(Lines of data)
============

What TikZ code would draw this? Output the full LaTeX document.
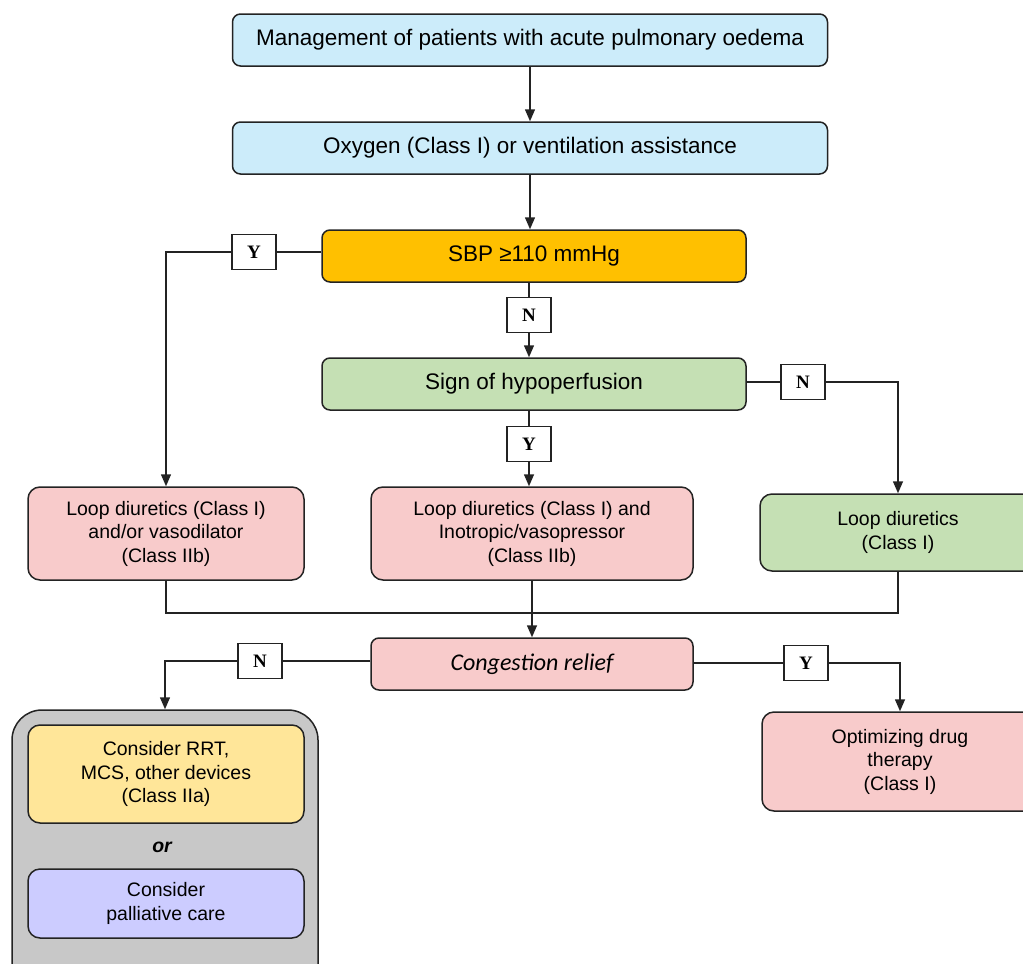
\documentclass[tikz,border=0pt]{standalone}
\usepackage{fontspec}
\setmainfont{Liberation Sans}
\newfontfamily\ynfont{Liberation Serif}
\newfontfamily\calfont{Carlito}
\usetikzlibrary{arrows.meta}
\usetikzlibrary{calc}

\definecolor{skyfill}{RGB}{204,236,250}
\definecolor{sbpfill}{RGB}{255,192,0}
\definecolor{hypofill}{RGB}{197,224,180}
\definecolor{rosefill}{RGB}{248,203,203}
\definecolor{sandfill}{RGB}{255,230,153}
\definecolor{lilacfill}{RGB}{204,204,255}
\definecolor{carefill}{RGB}{200,200,200}
\definecolor{edge}{RGB}{35,35,35}

\begin{document}
\begin{tikzpicture}[
    x=1pt, y=-1pt,
    >={Triangle[length=12pt,width=10pt]},
    every node/.style={inner sep=0pt},
    bigbox/.style={draw=edge, line width=1.5pt, rounded corners=8pt, minimum height=52pt, align=center, font=\fontsize{22.5}{26}\selectfont},
    smallbox/.style={draw=edge, line width=1.5pt, rounded corners=12pt, minimum width=276pt, align=center, font=\fontsize{19.5}{23.5}\selectfont},
    yn/.style={draw=edge, line width=1.3pt, fill=white, minimum width=44pt, minimum height=35pt, font=\ynfont\bfseries\fontsize{19}{22}\selectfont},
    link/.style={line width=1.5pt, draw=edge}
]
\useasboundingbox (0,0) rectangle (1023,964);
\clip (0,0) rectangle (1023,964);

% top of the chart
\node[bigbox, fill=skyfill, minimum width=595pt] (start) at (530,40) {Management of patients with acute pulmonary oedema};
\node[bigbox, fill=skyfill, minimum width=595pt] (oxy) at (530,148) {Oxygen (Class I) or ventilation assistance};
\node[bigbox, fill=sbpfill, minimum width=424pt] (sbp) at (534,256) {SBP ≥110 mmHg};
\node[bigbox, fill=hypofill, minimum width=424pt] (hypo) at (534,384) {Sign of hypoperfusion};

\node[yn] (ysbp) at (254,252) {Y};
\node[yn] (nsbp) at (529,315) {N};
\node[yn] (nhypo) at (803,382) {N};
\node[yn] (yhypo) at (529,444) {Y};

% treatment boxes
\node[smallbox, fill=rosefill, minimum height=93pt] (loopL) at (166,533.5) {Loop diuretics (Class I)\\and/or vasodilator\\(Class IIb)};
\node[smallbox, fill=rosefill, minimum width=322pt, minimum height=93pt] (loopM) at (532,533.5) {Loop diuretics (Class I) and\\Inotropic/vasopressor\\(Class IIb)};
\node[smallbox, fill=hypofill, minimum height=77pt] (loopR) at (898,532.5) {Loop diuretics\\(Class I)};
\coordinate (merge) at (532,613);

\node[bigbox, fill=rosefill, minimum width=322pt, font=\calfont\itshape\fontsize{24}{28}\selectfont] (relief) at (532,664) {Congestion relief};
\node[yn] (nrelief) at (260,661) {N};
\node[yn] (yrelief) at (806,663) {Y};

\node[smallbox, fill=rosefill, minimum height=99pt] (optim) at (900,761.5) {Optimizing drug\\therapy\\(Class I)};

% grey group
\node[draw=edge, line width=1.5pt, fill=carefill, rounded corners=30pt, minimum width=306pt, minimum height=290pt] (care) at (165,855) {};
\node[smallbox, fill=sandfill, minimum height=98pt] (rrt) at (166,774) {Consider RRT,\\MCS, other devices\\(Class IIa)};
\node[font=\bfseries\itshape\fontsize{19.5}{22}\selectfont] (orword) at (162,847) {or};
\node[smallbox, fill=lilacfill, minimum height=69pt] (pall) at (166,903.5) {Consider\\palliative care};

% connectors
\draw[link, ->] (start.south) -- (oxy.north);
\draw[link, ->] (oxy.south) -- (oxy.south |- sbp.north);
\draw[link] (sbp.west |- ysbp.east) -- (ysbp.east);
\draw[link, ->] (ysbp.west) -| (loopL.north);
\draw[link] (sbp.south -| nsbp.north) -- (nsbp.north);
\draw[link, ->] (nsbp.south) -- (nsbp.south |- hypo.north);
\draw[link] (hypo.east |- nhypo.west) -- (nhypo.west);
\draw[link, ->] (nhypo.east) -| (loopR.north);
\draw[link] (hypo.south -| yhypo.north) -- (yhypo.north);
\draw[link, ->] (yhypo.south) -- (yhypo.south |- loopM.north);

\draw[link] (loopL.south) |- (merge);
\draw[link] (loopR.south) |- (merge);
\draw[link, ->] (loopM.south) -- (relief.north);

\draw[link] (relief.west |- nrelief.east) -- (nrelief.east);
\draw[link, ->] (nrelief.west) -| (care.north);
\draw[link] (relief.east |- yrelief.west) -- (yrelief.west);
\draw[link, ->] (yrelief.east) -| (optim.north);
\end{tikzpicture}
\end{document}
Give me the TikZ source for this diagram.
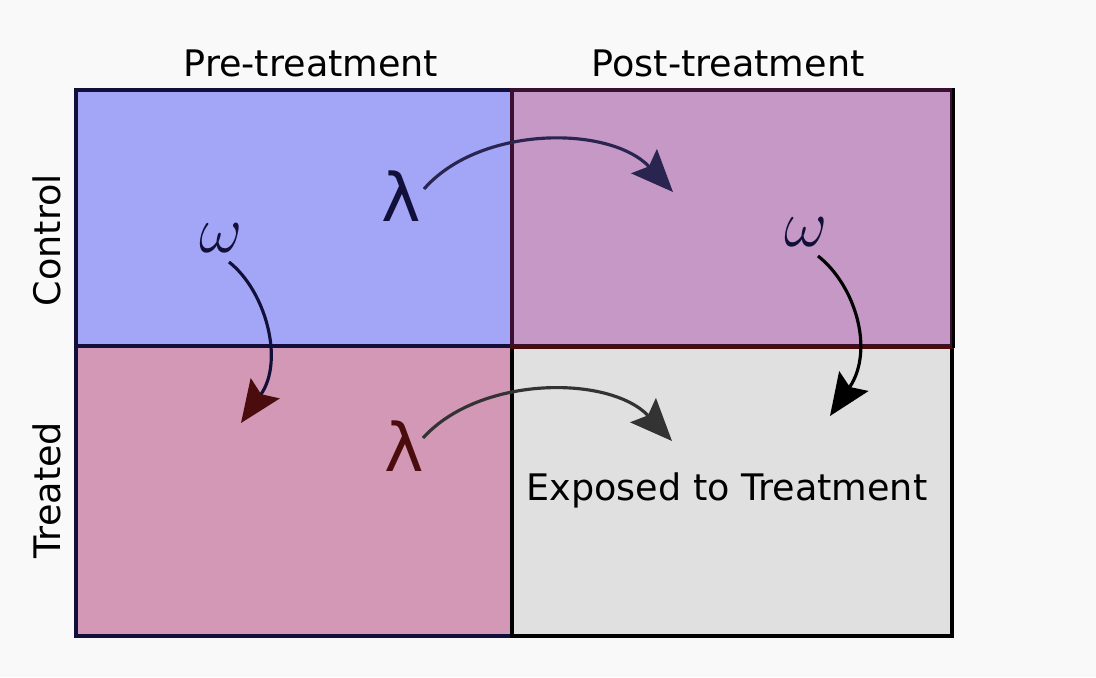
\RequirePackage{fix-cm}
\documentclass[tikz,border=0pt]{standalone}
\usepackage{fontspec}
\setmainfont{DejaVu Sans}
\usetikzlibrary{arrows.meta, positioning}
\definecolor{pagebg}{HTML}{F9F9F9}
\definecolor{ctrlpre}{HTML}{A3A6F7}
\definecolor{ctrlpost}{HTML}{C598C5}
\definecolor{trtpre}{HTML}{D398B5}
\definecolor{trtpost}{HTML}{E0E0E0}
\definecolor{navy}{HTML}{12103A}
\definecolor{maroon}{HTML}{4A0C0C}
\definecolor{plum}{HTML}{3A1030}
\definecolor{arrnavy}{HTML}{2A2550}
\definecolor{arrgray}{HTML}{333333}

\begin{document}
\begin{tikzpicture}[
  x=0.02cm, y=-0.02cm,
  cell/.style={draw, line width=2pt, inner sep=0pt},
  head/.style={font=\fontsize{20.8}{24}\selectfont},
  sym/.style={font=\fontsize{38}{42}\selectfont, inner sep=1pt},
  arr/.style={-{Stealth[length=24pt, width=20pt, inset=4pt]}, line width=1.8pt},
]

% page
\fill[pagebg] (0,0) rectangle (1096,677);
\useasboundingbox (0,0) rectangle (1096,677);

% Cells
\node[cell, fill=trtpre, draw=navy, minimum width=8.72cm, minimum height=5.8cm] (tpre) at (294,491) {};
\node[cell, fill=trtpost, draw=black, minimum width=8.8cm, minimum height=5.8cm] (tpost) at (732,491) {};
\node[cell, fill=ctrlpre, draw=navy, minimum width=8.72cm, minimum height=5.12cm] (cpre) at (294,218) {};
\node[cell, fill=ctrlpost, draw=plum, minimum width=8.8cm, minimum height=5.12cm] (cpost) at (732,218) {};
\draw[maroon, line width=2pt] (cpost.south west) -- (cpost.south east);
\draw[black, line width=2pt] (cpost.north east) -- (cpost.south east);

% Headers
\node[head] (pre) at (311,63) {Pre-treatment};
\node[head] (post) at (728,63) {Post-treatment};
\node[head, rotate=90] (control) at (47,240) {Control};
\node[head, rotate=90] (treated) at (47,490) {Treated};
\node[head] (exposed) at (727,490) {Exposed to Treatment};

% Symbols
\node[sym, text=navy] (lamtop) at (401,196) {λ};
\node[sym, text=maroon] (lambot) at (404,446) {λ};
\node[sym, text=navy] (omleft) at (221,238) {$\omega$};
\node[sym, text=navy] (omright) at (806,232) {$\omega$};

% Arrow ends
\coordinate (lamtopstart) at (424,189);
\coordinate (lamtopend) at (673,192);
\coordinate (lambotstart) at (423,438);
\coordinate (lambotend) at (672,441);
\coordinate (omleftstart) at (229,262);
\coordinate (omleftend) at (241,423);
\coordinate (omrightstart) at (818,256);
\coordinate (omrightend) at (830,416);

% Arrows
\draw[arr, arrnavy] (lamtopstart) .. controls (480,125) and (610,125) .. (lamtopend);
\draw[arr, arrgray] (lambotstart) .. controls (480,375) and (610,375) .. (lambotend);
\draw[arr, navy, -{Stealth[length=24pt, width=20pt, inset=4pt, color=maroon]}] (omleftstart) .. controls (265,290) and (285,360) .. (omleftend);
\draw[arr, black] (omrightstart) .. controls (855,285) and (875,350) .. (omrightend);

\end{tikzpicture}
\end{document}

============

Your goal: Select all lines in the listing that include the word "this".

Worked answer:
What TikZ code would draw this? Output the full LaTeX document.
Give me the TikZ source for this diagram.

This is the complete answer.